Useful questions may include:

  • What records should I gather before you review my books?
  • How do you handle unclear or uncategorized transactions?
  • What details do you need from me on a regular basis?
  • How often should records be reviewed so small issues do not pile up?
  • What bookkeeping habits would make my records easier to maintain?
  • How do you communicate when something does not look clear?

These questions do not require the business owner to know everything in advance. They simply help set expectations before choosing a local professional.

Clear Records Usually Come From Clear Habits

Bookkeeping becomes easier when small details have a place to go.

That may mean keeping receipts together, adding simple notes when context matters, separating business and personal spending where appropriate, reviewing transactions before too much time passes, or asking a professional what information they need in order to keep records accurate.
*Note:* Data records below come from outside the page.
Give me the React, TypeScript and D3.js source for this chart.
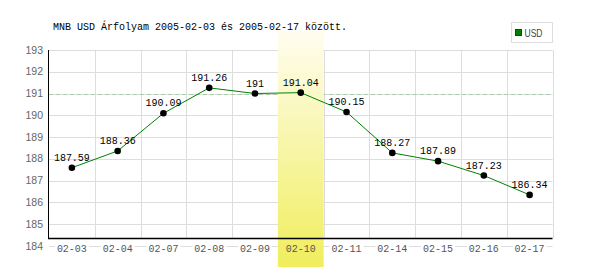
import React from "react";
import * as d3 from "d3";

const title = "MNB USD Árfolyam 2005-02-03 és 2005-02-17 között.";
const categories = ["02-03", "02-04", "02-07", "02-08", "02-09", "02-10", "02-11", "02-14", "02-15", "02-16", "02-17"];
const values = [187.59, 188.36, 190.09, 191.26, 191, 191.04, 190.15, 188.27, 187.89, 187.23, 186.34];
const yTicks = [184, 185, 186, 187, 188, 189, 190, 191, 192, 193];
const highlightIndex = 5;
const refLine = 191;
const seriesName = "USD";

export default function App() {
  const W = 600, H = 270;
  const left = 49, right = 552.5, top = 50, axisY = 238;
  const x = d3.scaleBand<string>().domain(categories).range([left, right]).padding(0);
  const y = d3.scaleLinear().domain([184, 193]).range([245.8, 50]);
  const bw = x.bandwidth();
  const cx = (c: string) => (x(c) as number) + bw / 2;
  const px = (v: number) => Math.round(v) + 0.5;
  const line = d3.line<number>().x((_, i) => cx(categories[i])).y((v) => y(v));
  const hx = x(categories[highlightIndex]) as number;
  const mono = "'Liberation Mono', 'DejaVu Sans Mono', monospace";
  const sans = "'Liberation Sans', Arial, sans-serif";
  const tl = (s: string) => s.length * 6;

  return (
    <svg width={W} height={H} style={{ position: "absolute", left: 0, top: 0, background: "#fff" }}>
      <defs>
        <linearGradient id="hl" x1="0" y1="0" x2="0" y2="1">
          <stop offset="0%" stopColor="#fffdf0" />
          <stop offset="100%" stopColor="#f0ee5c" />
        </linearGradient>
      </defs>
      <rect x={0} y={0} width={W} height={H} fill="#fff" />
      {/* title */}
      <text x={53} y={29.5} fontFamily={mono} fontSize={11} fill="#000" textLength={tl(title)} lengthAdjust="spacingAndGlyphs">{title}</text>
      {/* legend */}
      <rect x={511.5} y={22.5} width={41} height={20} fill="#fff" stroke="#ddd" />
      <rect x={515.5} y={29.5} width={6} height={6} fill="#008000" stroke="#333" />
      <text x={524.5} y={36.7} fontFamily={sans} fontSize={10.5} fill="#444" textLength={18} lengthAdjust="spacingAndGlyphs">{seriesName}</text>
      {/* horizontal grid */}
      {yTicks.map((t) => (
        <line key={"h" + t} x1={left} x2={right} y1={px(y(t))} y2={px(y(t))} stroke="#ddd" />
      ))}
      {/* vertical grid */}
      {categories.map((c) => (
        <line key={"v" + c} x1={px((x(c) as number) + bw)} x2={px((x(c) as number) + bw)} y1={top} y2={axisY} stroke="#ddd" />
      ))}
      {/* reference dashed line */}
      <line x1={left} x2={right} y1={px(y(refLine))} y2={px(y(refLine))} stroke="#a8cca8" strokeDasharray="4,3" />
      {/* x label backgrounds */}
      {categories.map((c, i) =>
        i === highlightIndex ? null : (
          <rect key={"lb" + c} x={cx(c) - 17} y={241} width={34} height={12} fill="#fff" />
        )
      )}
      {/* highlight band */}
      <rect x={hx} y={31} width={bw} height={236} fill="url(#hl)" />
      {/* axes */}
      <line x1={px(left) - 1} x2={px(left) - 1} y1={top} y2={axisY + 1} stroke="#000" />
      <line x1={left - 1} x2={right} y1={axisY + 0.5} y2={axisY + 0.5} stroke="#000" strokeWidth={1.3} />
      {/* y labels */}
      {yTicks.map((t) => (
        <text key={"yl" + t} x={43} y={y(t) + 3.7} textAnchor="end" fontFamily={sans} fontSize={10.5} fill="#666">{t}</text>
      ))}
      {/* x labels */}
      {categories.map((c) => (
        <text key={"xl" + c} x={cx(c)} y={251.5} textAnchor="middle" fontFamily={mono} fontSize={11} fill="#555" textLength={tl(c)} lengthAdjust="spacingAndGlyphs">{c}</text>
      ))}
      {/* data line */}
      <path d={line(values) || ""} fill="none" stroke="#008000" strokeWidth={1} />
      {values.map((v, i) => (
        <circle key={"p" + i} cx={cx(categories[i])} cy={y(v)} r={3.3} fill="#000" />
      ))}
      {values.map((v, i) => (
        <text key={"t" + i} x={cx(categories[i])} y={y(v) - 7} textAnchor="middle" fontFamily={mono} fontSize={11} fill="#000" textLength={tl(String(v))} lengthAdjust="spacingAndGlyphs">{String(v)}</text>
      ))}
    </svg>
  );
}
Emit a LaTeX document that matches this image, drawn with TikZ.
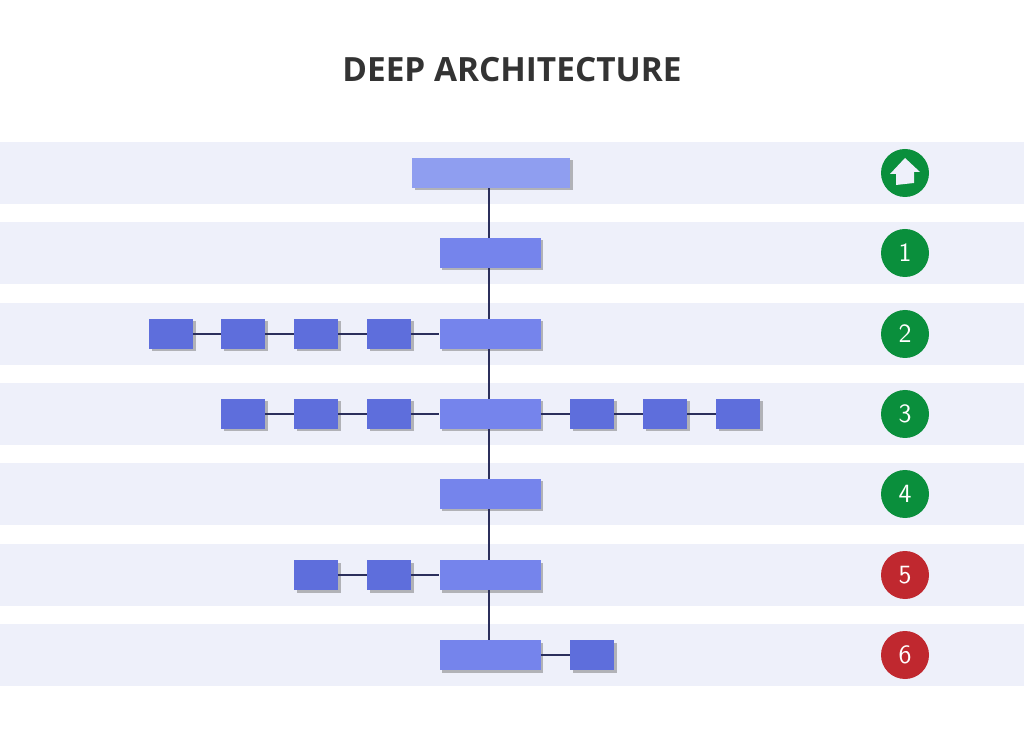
\documentclass[tikz,border=0pt]{standalone}
\usepackage{fontspec}
\setmainfont{Open Sans}
\usetikzlibrary{shadows,positioning}
\definecolor{band}{HTML}{EEF0FA}
\definecolor{topbox}{HTML}{8F9EF0}
\definecolor{mainbox}{HTML}{7584EC}
\definecolor{smallbox}{HTML}{5E6EDC}
\definecolor{link}{HTML}{2B2F5C}
\definecolor{okgreen}{HTML}{0A8F3C}
\definecolor{badred}{HTML}{C0282F}
\tikzset{
  box/.style={draw=none, minimum height=30*0.02cm, inner sep=0pt,
    drop shadow={shadow xshift=0.05cm, shadow yshift=-0.05cm, opacity=0.55}},
  main/.style={box, fill=mainbox, minimum width=101*0.02cm},
  small/.style={box, fill=smallbox, minimum width=44*0.02cm},
  badge/.style={circle, minimum size=48*0.02cm, inner sep=0pt, text=white,
    font=\sffamily\fontsize{15}{15}\selectfont},
  link/.style={draw=link, line width=1.2pt}
}
\begin{document}
\begin{tikzpicture}[x=0.02cm, y=-0.02cm]
		% Canvas and bands
		\useasboundingbox (0,0) rectangle (1024,739);
		\fill[white] (0,0) rectangle (1024,739);
		\foreach \yc in {173,253,334,414,494,575,655}
			\fill[band] (0,\yc-31) rectangle (1024,\yc+31);

		\node[font=\bfseries\fontsize{19}{19}\selectfont, text=black!80] (title) at (512,70) {DEEP ARCHITECTURE};

		% Spine boxes
		\node[box, fill=topbox, minimum width=158*0.02cm] (R0) at (491,173) {};
		\node[main] (R1) at (490,253) {};
		\node[main] (R2) at (490,334) {};
		\node[main] (R3) at (490,414) {};
		\node[main] (R4) at (490,494) {};
		\node[main] (R5) at (490,575) {};
		\node[main] (R6) at (490,655) {};

		% Side boxes
		\node[small] (A1) at (171,334) {};
		\node[small] (A2) at (243,334) {};
		\node[small] (A3) at (316,334) {};
		\node[small] (A4) at (389,334) {};

		\node[small] (B1) at (243,414) {};
		\node[small] (B2) at (316,414) {};
		\node[small] (B3) at (389,414) {};
		\node[small] (B4) at (592,414) {};
		\node[small] (B5) at (665,414) {};
		\node[small] (B6) at (738,414) {};

		\node[small] (C1) at (316,575) {};
		\node[small] (C2) at (389,575) {};

		\node[small] (D1) at (592,655) {};

		% Connect the boxes
		\begin{scope}[on background layer/.style={}]
		\end{scope}
		\foreach \a/\b in {R0/R1,R1/R2,R2/R3,R3/R4,R4/R5,R5/R6}
			\draw[link] (\a.south -| 489,0) -- (\b.north -| 489,0);
		\foreach \a/\b in {A1/A2,A2/A3,A3/A4,A4/R2,B1/B2,B2/B3,B3/R3,R3/B4,B4/B5,B5/B6,C1/C2,C2/R5,R6/D1}
			\draw[link] (\a.east) -- (\b.west);

		% Badges
		\node[badge, fill=okgreen] (S0) at (905,173) {};
		\fill[band] ([xshift=-9*0.02cm, yshift=-12*0.02cm]S0.center) -- ++(0,-11) -- ++(-6,0)
			-- ([yshift=15*0.02cm]S0.center) -- ([xshift=15*0.02cm, yshift=1*0.02cm]S0.center)
			-- ++(-6,0) -- ++(0,11) -- cycle;
		\node[badge, fill=okgreen] (S1) at (905,253) {1};
		\node[badge, fill=okgreen] (S2) at (905,334) {2};
		\node[badge, fill=okgreen] (S3) at (905,414) {3};
		\node[badge, fill=okgreen] (S4) at (905,494) {4};
		\node[badge, fill=badred] (S5) at (905,575) {5};
		\node[badge, fill=badred] (S6) at (905,655) {6};
\end{tikzpicture}
\end{document}
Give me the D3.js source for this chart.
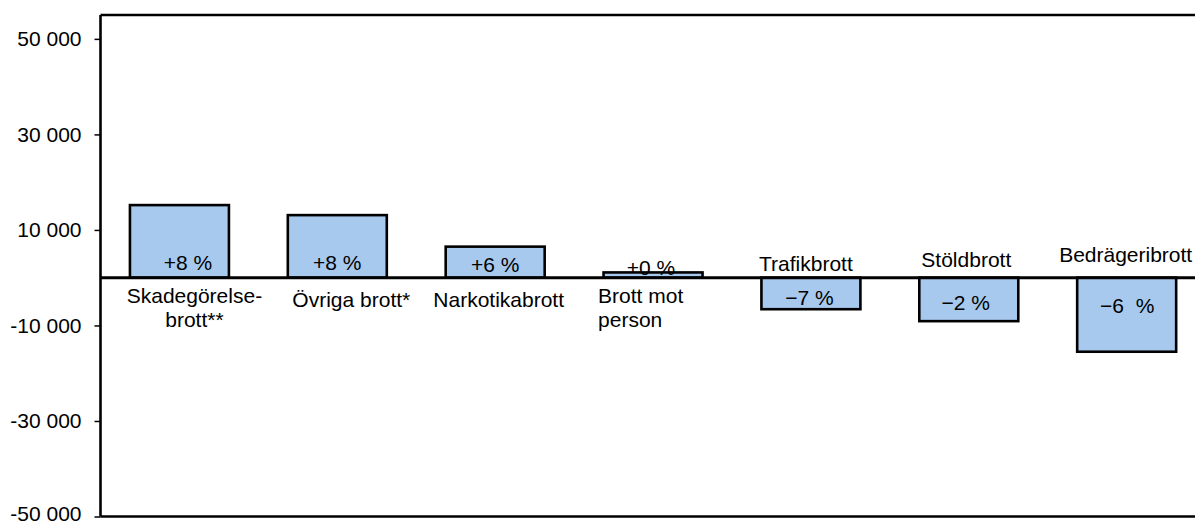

This article is not financial, tax, or legal advice. Every business situation is different, and specific questions should be discussed with a qualified bookkeeping, accounting, tax, or legal professional.

Still, the general principle is simple: small bookkeeping problems are easier to address while they are still small.

A Better Way To Look At Small Bookkeeping Issues

Small bookkeeping problems are not always signs that something is seriously wrong. Often, they are early signals that a business needs a clearer recordkeeping routine or more consistent professional support.

For Sacramento small business owners, noticing those early signals can make local accounting conversations more productive. Instead of waiting until records feel confusing, owners can ask better questions, prepare better information, and choose help that fits how their business actually operates.

The takeaway is straightforward: bookkeeping problems often start small because small details are easy to postpone. The sooner those details are captured, explained, and organized, the easier it becomes to understand the business and make more informed decisions.